**The request:**
Write out again, word for word, the lines below from the line that holds "Rebuild this chart" through the line that holds "edgecolor='#808080', lw=1.8, clip_on=False))", omitting pictures.

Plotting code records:

□ □ □ □

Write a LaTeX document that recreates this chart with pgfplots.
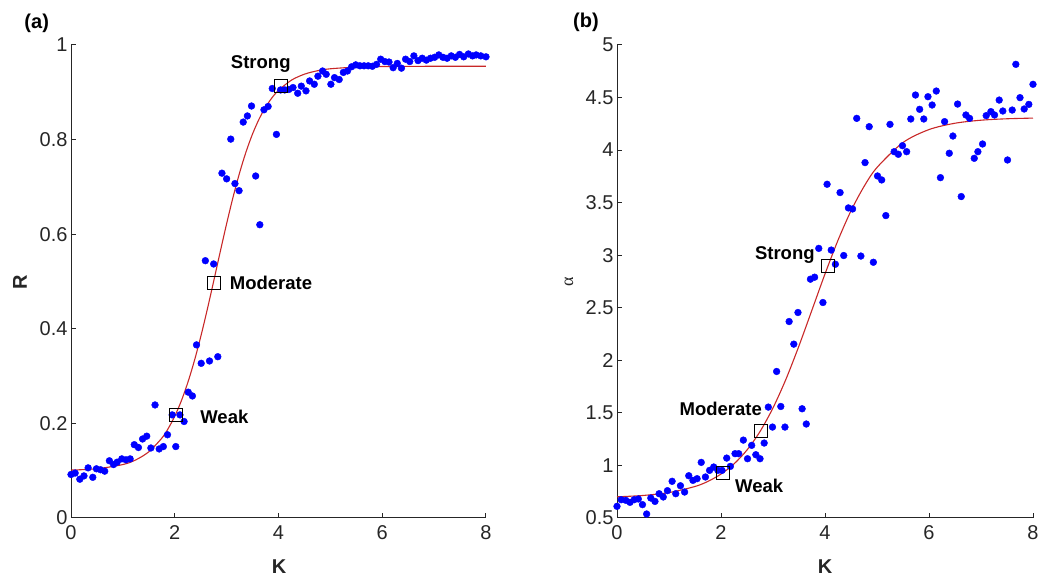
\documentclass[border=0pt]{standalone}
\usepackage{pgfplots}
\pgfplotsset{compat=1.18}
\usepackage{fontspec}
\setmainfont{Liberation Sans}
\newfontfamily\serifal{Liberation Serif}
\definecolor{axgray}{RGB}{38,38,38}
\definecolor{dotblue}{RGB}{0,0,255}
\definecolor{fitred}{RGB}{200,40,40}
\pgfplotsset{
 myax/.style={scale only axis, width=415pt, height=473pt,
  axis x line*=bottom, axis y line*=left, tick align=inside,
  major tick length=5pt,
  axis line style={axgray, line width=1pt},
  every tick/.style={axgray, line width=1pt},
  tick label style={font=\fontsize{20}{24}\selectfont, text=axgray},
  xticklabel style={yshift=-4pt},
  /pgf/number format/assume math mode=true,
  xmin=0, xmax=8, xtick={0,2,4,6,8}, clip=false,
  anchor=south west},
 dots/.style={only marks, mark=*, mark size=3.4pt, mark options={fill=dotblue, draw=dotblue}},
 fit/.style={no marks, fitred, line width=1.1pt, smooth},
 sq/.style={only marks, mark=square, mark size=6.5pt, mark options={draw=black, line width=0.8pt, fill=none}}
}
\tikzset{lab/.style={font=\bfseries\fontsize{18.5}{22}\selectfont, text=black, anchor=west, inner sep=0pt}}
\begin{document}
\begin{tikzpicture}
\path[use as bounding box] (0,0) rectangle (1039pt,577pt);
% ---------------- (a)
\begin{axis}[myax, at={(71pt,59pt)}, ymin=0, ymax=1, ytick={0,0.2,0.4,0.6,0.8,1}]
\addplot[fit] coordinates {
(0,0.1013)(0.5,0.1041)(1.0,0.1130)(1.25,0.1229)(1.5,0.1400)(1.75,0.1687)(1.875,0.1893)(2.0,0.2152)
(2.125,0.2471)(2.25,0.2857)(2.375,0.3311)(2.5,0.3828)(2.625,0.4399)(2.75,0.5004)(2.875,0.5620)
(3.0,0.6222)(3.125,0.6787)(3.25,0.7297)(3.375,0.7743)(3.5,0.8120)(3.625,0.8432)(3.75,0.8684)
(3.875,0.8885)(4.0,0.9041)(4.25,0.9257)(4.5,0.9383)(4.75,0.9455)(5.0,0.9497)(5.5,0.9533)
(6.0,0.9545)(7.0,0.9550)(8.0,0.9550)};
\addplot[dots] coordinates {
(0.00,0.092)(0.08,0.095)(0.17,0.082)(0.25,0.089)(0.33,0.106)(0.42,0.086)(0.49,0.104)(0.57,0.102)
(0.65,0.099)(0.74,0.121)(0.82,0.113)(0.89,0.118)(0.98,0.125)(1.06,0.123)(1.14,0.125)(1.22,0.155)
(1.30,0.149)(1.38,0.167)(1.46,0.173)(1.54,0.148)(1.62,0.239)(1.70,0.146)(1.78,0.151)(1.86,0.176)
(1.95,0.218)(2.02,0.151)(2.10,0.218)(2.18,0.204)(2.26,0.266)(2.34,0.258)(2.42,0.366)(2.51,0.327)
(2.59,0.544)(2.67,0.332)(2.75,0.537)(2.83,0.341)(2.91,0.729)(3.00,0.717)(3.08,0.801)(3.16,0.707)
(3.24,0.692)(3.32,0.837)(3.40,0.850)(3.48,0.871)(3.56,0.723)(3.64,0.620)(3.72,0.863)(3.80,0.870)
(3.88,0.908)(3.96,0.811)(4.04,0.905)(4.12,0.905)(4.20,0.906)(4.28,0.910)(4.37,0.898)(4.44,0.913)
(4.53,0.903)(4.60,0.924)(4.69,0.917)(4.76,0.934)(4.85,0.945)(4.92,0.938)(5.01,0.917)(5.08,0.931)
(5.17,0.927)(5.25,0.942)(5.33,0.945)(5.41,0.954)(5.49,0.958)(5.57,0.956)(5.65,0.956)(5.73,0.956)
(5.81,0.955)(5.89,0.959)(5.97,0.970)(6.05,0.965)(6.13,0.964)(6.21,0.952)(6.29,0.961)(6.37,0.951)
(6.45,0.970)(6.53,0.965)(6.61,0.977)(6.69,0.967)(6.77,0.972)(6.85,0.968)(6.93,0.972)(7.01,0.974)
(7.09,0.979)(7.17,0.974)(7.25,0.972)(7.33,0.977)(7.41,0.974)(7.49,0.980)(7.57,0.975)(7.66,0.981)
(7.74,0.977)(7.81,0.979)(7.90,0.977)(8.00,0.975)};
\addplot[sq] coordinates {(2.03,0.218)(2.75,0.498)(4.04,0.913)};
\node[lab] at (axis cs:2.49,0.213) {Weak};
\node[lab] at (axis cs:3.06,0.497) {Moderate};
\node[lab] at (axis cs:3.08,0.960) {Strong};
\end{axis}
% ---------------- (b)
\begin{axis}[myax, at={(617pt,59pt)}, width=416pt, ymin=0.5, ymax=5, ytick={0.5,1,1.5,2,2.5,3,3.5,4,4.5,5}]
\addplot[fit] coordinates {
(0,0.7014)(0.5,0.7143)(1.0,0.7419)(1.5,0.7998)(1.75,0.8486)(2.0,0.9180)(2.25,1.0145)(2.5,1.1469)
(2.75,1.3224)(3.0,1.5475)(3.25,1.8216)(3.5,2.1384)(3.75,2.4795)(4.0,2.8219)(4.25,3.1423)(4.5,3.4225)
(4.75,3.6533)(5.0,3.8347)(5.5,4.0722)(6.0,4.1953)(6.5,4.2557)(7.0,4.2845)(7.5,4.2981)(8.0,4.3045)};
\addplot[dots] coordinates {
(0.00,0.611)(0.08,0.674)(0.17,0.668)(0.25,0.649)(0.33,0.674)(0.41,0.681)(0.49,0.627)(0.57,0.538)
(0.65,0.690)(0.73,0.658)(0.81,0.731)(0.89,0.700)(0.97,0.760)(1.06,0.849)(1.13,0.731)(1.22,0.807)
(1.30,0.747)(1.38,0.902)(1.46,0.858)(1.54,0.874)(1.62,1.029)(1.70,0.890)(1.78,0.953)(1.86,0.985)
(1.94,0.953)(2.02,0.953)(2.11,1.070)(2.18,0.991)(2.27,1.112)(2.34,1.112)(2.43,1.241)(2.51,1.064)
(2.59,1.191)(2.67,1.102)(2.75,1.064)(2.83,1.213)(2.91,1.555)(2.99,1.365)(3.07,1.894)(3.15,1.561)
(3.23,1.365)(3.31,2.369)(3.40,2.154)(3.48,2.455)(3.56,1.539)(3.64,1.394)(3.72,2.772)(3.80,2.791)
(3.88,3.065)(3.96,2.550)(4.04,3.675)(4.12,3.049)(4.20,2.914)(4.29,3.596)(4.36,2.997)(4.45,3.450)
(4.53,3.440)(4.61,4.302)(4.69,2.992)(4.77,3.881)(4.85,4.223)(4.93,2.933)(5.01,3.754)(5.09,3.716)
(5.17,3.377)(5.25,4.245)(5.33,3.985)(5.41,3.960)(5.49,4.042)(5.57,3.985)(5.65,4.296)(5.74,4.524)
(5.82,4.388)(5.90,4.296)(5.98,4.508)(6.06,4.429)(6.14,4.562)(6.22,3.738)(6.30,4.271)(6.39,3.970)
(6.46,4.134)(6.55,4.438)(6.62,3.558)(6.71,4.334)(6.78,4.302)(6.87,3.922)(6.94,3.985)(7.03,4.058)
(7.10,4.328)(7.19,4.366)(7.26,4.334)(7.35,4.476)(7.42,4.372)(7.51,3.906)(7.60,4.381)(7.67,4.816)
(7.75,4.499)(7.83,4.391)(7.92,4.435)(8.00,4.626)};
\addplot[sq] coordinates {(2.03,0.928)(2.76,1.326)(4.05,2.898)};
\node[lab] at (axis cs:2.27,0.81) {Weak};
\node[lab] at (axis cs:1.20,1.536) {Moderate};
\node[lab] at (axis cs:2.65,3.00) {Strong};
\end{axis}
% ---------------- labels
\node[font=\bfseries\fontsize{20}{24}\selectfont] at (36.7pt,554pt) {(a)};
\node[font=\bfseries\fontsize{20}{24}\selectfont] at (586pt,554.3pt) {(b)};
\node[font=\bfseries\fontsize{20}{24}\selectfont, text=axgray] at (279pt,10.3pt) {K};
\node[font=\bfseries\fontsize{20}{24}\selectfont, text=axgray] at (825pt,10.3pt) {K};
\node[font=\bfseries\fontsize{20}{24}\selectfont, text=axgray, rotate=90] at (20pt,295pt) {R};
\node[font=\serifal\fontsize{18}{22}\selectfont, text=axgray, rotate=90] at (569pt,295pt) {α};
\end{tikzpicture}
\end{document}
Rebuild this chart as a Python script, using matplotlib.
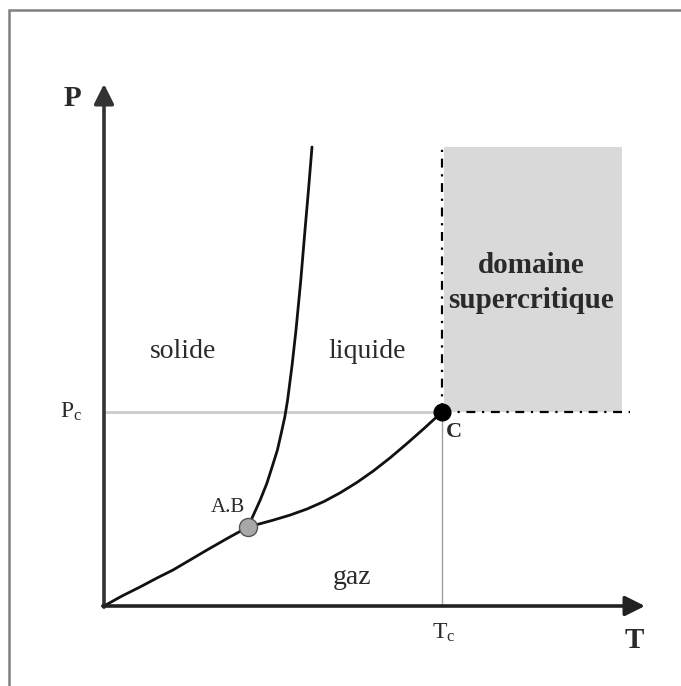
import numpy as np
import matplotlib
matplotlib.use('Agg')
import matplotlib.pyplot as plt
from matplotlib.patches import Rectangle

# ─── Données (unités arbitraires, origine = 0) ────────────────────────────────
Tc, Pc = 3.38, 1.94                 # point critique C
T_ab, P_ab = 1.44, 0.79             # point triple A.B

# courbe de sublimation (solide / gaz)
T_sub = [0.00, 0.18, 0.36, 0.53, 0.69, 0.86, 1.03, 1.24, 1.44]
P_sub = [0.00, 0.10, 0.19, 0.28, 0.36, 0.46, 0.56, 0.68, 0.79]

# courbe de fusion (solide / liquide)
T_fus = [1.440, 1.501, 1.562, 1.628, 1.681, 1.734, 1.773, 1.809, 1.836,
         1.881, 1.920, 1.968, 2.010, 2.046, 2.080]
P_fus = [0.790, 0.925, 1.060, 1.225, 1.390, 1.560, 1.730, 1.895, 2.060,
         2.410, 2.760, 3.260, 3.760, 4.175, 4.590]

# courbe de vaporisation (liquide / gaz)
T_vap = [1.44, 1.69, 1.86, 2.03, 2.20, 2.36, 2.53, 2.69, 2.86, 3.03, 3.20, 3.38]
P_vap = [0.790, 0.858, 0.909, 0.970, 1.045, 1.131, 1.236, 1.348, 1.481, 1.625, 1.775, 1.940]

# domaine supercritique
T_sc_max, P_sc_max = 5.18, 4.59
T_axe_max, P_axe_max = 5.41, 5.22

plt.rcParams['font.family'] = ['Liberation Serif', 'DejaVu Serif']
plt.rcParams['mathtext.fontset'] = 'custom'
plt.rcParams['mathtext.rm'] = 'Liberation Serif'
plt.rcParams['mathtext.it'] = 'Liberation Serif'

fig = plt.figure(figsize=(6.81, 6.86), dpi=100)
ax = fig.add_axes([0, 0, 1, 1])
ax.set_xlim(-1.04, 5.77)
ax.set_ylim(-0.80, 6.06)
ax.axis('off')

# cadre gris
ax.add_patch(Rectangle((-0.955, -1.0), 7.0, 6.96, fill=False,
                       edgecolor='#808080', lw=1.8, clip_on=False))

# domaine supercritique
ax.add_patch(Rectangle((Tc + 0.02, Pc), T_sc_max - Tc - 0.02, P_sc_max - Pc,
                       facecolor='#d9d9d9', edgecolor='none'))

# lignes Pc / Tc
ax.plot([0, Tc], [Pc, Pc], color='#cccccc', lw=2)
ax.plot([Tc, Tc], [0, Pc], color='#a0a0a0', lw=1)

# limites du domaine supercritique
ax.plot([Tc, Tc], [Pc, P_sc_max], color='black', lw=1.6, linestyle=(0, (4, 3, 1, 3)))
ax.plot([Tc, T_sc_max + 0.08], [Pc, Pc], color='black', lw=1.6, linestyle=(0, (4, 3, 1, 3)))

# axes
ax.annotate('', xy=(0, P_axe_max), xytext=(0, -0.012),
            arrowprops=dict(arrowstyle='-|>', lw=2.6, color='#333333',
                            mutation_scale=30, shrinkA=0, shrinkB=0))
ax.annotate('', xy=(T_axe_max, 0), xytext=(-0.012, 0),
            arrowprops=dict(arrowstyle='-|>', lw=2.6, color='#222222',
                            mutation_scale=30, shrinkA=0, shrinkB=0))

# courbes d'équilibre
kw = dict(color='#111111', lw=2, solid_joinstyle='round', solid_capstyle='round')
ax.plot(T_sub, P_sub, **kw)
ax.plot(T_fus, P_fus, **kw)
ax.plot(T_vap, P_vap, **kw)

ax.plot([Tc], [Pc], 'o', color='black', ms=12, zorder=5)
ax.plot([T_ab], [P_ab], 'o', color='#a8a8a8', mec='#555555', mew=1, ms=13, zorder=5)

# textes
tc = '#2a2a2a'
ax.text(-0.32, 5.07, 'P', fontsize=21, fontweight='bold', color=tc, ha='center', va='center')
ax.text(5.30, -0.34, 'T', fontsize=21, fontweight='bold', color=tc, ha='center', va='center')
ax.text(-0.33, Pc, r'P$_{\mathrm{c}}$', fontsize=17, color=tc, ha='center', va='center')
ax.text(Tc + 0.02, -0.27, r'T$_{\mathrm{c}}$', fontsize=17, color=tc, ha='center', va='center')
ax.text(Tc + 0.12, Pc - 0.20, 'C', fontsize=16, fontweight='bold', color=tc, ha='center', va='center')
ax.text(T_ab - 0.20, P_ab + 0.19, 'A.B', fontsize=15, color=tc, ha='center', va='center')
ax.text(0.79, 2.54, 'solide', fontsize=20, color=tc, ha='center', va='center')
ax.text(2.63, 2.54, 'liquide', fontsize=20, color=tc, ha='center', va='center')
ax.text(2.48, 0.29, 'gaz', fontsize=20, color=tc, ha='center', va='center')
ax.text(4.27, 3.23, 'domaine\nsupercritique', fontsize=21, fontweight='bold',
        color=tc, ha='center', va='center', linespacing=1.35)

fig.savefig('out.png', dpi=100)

□ □ □ □

**The completed task:**
Rebuild this chart as a Python script, using matplotlib.
import numpy as np
import matplotlib
matplotlib.use('Agg')
import matplotlib.pyplot as plt
from matplotlib.patches import Rectangle

# ─── Données (unités arbitraires, origine = 0) ────────────────────────────────
Tc, Pc = 3.38, 1.94                 # point critique C
T_ab, P_ab = 1.44, 0.79             # point triple A.B

# courbe de sublimation (solide / gaz)
T_sub = [0.00, 0.18, 0.36, 0.53, 0.69, 0.86, 1.03, 1.24, 1.44]
P_sub = [0.00, 0.10, 0.19, 0.28, 0.36, 0.46, 0.56, 0.68, 0.79]

# courbe de fusion (solide / liquide)
T_fus = [1.440, 1.501, 1.562, 1.628, 1.681, 1.734, 1.773, 1.809, 1.836,
         1.881, 1.920, 1.968, 2.010, 2.046, 2.080]
P_fus = [0.790, 0.925, 1.060, 1.225, 1.390, 1.560, 1.730, 1.895, 2.060,
         2.410, 2.760, 3.260, 3.760, 4.175, 4.590]

# courbe de vaporisation (liquide / gaz)
T_vap = [1.44, 1.69, 1.86, 2.03, 2.20, 2.36, 2.53, 2.69, 2.86, 3.03, 3.20, 3.38]
P_vap = [0.790, 0.858, 0.909, 0.970, 1.045, 1.131, 1.236, 1.348, 1.481, 1.625, 1.775, 1.940]

# domaine supercritique
T_sc_max, P_sc_max = 5.18, 4.59
T_axe_max, P_axe_max = 5.41, 5.22

plt.rcParams['font.family'] = ['Liberation Serif', 'DejaVu Serif']
plt.rcParams['mathtext.fontset'] = 'custom'
plt.rcParams['mathtext.rm'] = 'Liberation Serif'
plt.rcParams['mathtext.it'] = 'Liberation Serif'

fig = plt.figure(figsize=(6.81, 6.86), dpi=100)
ax = fig.add_axes([0, 0, 1, 1])
ax.set_xlim(-1.04, 5.77)
ax.set_ylim(-0.80, 6.06)
ax.axis('off')

# cadre gris
ax.add_patch(Rectangle((-0.955, -1.0), 7.0, 6.96, fill=False,
                       edgecolor='#808080', lw=1.8, clip_on=False))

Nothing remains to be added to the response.